12月に入りましたね。大掃除は、急にひまになってしまった11月中に、だいたい済んだので、今日は、今年読んで面白かった本について書きたいと思います。といっても、仕事で使っていた子どもの本以外は、あまり読んでなかったので、「今年読んだ本」というのが、ほんとうのところかな。
1冊目: ぼくのおとうさん
(新潮社 2021年刊行)
漫画「大家さんと僕」で大変話題になった、お笑い芸人カラテカの矢部太郎さんが、あたたかい言葉とタッチで、ご自身のお父さんについて描いた漫画です。
太郎さんのお父さんは、太郎さんが生まれたときには、会社をやめていて、お母さんがかわりにお勤めに行き、お父さんは、家事をやったり、絵の仕事をしたりしていたようです。そんなお父さんに、太郎さんは少々不満を抱えていたようですが、手作りのおもちゃを作ってくれたり、山にたくさん山菜を取りにいったりというような、質素でのどかであたたかな暮らしは、ゆっくりとときの流れる、得難い時間だっただろうなと、読んでいて、じわーっと、染みてきました。
ちょっと話がそれますが、太郎さんのお父様、やべみつのりさんの作品は、紙芝居などを、太郎さんのお父さんと知らずに、仕事先のこども園で、何度も読ませてもらっていました。ガイコツのほねほねマンとガイコツ犬ほねほねが、活躍する(ずっこける?)紙芝居でしたが、子どもたちには、非常に受けがよかったです。子どもの心がわかる、子どもの心を持った方なのだなあ、と感じていました。
2冊目: ヴィオラ母さん
(文藝春秋 2019年刊)
2冊目は、映画「テルマエ・ロマエ」の原作の漫画で知られるヤマザキマリさんの、破天荒なお母様のお話です。
ヤマザキマリさんのお母様は、実は、札幌交響楽団の設立当初のヴィオラ奏者として、関東から親の反対を押しきって、単身で北海道に渡り、そこで出会った夫ととも死に別れて、母ひとりで、北の大地で、子どもを育てながら、ヴィオラ奏者やバイオリンの先生をしていたすごい方なんです。
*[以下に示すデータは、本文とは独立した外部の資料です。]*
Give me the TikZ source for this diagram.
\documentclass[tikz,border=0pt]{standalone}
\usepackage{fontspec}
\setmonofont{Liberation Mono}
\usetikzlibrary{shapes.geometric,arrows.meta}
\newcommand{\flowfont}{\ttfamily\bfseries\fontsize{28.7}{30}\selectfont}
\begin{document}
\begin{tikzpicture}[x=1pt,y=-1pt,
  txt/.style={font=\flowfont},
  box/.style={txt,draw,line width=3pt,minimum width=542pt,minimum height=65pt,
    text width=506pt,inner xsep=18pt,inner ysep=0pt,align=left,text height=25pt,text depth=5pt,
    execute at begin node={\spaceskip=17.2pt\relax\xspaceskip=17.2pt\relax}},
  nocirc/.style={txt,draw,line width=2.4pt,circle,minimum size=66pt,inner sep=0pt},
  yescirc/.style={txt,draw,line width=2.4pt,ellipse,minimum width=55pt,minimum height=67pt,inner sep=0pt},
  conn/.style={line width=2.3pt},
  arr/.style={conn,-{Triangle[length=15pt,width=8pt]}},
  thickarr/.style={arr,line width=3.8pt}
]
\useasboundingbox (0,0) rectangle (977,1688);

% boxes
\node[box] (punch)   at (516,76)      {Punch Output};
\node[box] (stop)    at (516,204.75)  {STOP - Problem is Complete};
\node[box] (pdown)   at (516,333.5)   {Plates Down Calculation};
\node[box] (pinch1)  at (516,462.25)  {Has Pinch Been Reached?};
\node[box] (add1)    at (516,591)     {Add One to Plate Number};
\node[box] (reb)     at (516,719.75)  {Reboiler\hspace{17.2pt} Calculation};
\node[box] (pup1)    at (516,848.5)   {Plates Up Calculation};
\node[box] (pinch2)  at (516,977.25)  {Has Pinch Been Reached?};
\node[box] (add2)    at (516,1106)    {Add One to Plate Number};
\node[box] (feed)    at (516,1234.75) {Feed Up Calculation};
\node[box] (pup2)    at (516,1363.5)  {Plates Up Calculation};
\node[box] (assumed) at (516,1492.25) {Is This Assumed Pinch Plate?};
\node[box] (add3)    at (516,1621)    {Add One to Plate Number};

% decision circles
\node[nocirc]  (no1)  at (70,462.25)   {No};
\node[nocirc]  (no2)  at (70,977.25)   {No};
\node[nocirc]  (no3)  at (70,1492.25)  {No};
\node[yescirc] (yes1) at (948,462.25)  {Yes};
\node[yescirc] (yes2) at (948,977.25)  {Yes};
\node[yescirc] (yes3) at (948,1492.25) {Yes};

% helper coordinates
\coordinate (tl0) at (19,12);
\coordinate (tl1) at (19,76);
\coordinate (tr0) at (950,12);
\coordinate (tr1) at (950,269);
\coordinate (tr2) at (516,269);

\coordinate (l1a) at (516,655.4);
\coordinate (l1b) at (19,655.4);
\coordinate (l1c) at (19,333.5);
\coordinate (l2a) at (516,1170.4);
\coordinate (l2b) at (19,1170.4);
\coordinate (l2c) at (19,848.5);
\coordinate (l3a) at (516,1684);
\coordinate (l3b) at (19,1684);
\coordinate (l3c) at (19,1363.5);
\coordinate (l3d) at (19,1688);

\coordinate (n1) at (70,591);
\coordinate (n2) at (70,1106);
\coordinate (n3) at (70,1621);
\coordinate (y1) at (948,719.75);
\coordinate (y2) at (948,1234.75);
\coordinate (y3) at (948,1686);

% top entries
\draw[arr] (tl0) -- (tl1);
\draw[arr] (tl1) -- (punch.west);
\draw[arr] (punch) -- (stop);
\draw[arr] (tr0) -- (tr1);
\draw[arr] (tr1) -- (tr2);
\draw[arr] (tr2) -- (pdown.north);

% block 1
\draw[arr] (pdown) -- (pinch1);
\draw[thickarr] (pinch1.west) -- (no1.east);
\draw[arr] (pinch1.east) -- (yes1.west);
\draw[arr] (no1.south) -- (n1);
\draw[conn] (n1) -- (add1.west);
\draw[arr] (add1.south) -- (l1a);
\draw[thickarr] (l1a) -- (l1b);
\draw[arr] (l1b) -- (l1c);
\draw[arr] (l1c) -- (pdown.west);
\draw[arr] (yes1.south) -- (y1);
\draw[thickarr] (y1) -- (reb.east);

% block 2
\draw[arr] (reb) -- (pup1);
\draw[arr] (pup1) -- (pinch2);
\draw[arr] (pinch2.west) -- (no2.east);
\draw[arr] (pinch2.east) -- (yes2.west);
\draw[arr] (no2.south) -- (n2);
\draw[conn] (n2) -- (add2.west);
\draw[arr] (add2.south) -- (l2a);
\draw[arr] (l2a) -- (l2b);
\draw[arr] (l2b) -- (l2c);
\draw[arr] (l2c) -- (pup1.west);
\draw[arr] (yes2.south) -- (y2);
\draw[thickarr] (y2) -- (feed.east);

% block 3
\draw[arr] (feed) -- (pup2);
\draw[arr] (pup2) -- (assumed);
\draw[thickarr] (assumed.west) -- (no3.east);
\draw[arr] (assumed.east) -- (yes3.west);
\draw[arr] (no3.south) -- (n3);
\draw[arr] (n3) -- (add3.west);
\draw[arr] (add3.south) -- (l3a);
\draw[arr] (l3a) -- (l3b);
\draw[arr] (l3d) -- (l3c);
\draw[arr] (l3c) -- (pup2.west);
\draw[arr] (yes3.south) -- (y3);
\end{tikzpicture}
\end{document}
その独特な子育て法と、お母様の激しい気性に、マリさんも少々不満を感じつつも、母の生き方にどこかで影響を受け、ご自身も、未婚で母になったり、その後漫画家として大活躍し、またイタリアの人と結婚して、世界中を渡り歩いたり、なかなか激しい人生を歩まれたようです。(以前、安住さんのラジオにマリさんがゲストで出られていて、かなりの迫力と話術の巧みさに、大笑いさせてもらいました。余談ですが)
マリさんのお母様の子育ては、今では、ネグレクトともとられかねない部分も、ありはしますが、自分の価値観をしっかり持ち、夢に向かってまい進する後ろ姿に、子どもたちは、何かを学んだのでしょうね。
子育てって、なにが正解とかではない、親もひとりのひととして生きているし、その後ろ姿から、子どもは、なにかを感じとるんだな、と思いました。
私も、けっしてよい母親でもありませんが、子どもたちがなにかを感じて、すくすく育ってくれたら、嬉しいです。
そして、最近思うのですが、昔、親のこんなところ、ちょっと嫌だな、と思っていたところが、年月を経て、自分も似てきているところがあって、ドキッとすることがあります。
私の仕事熱心でかなり独特だった母も
、亡くなって丸2年が経ちました。天国で元気にしてるかな。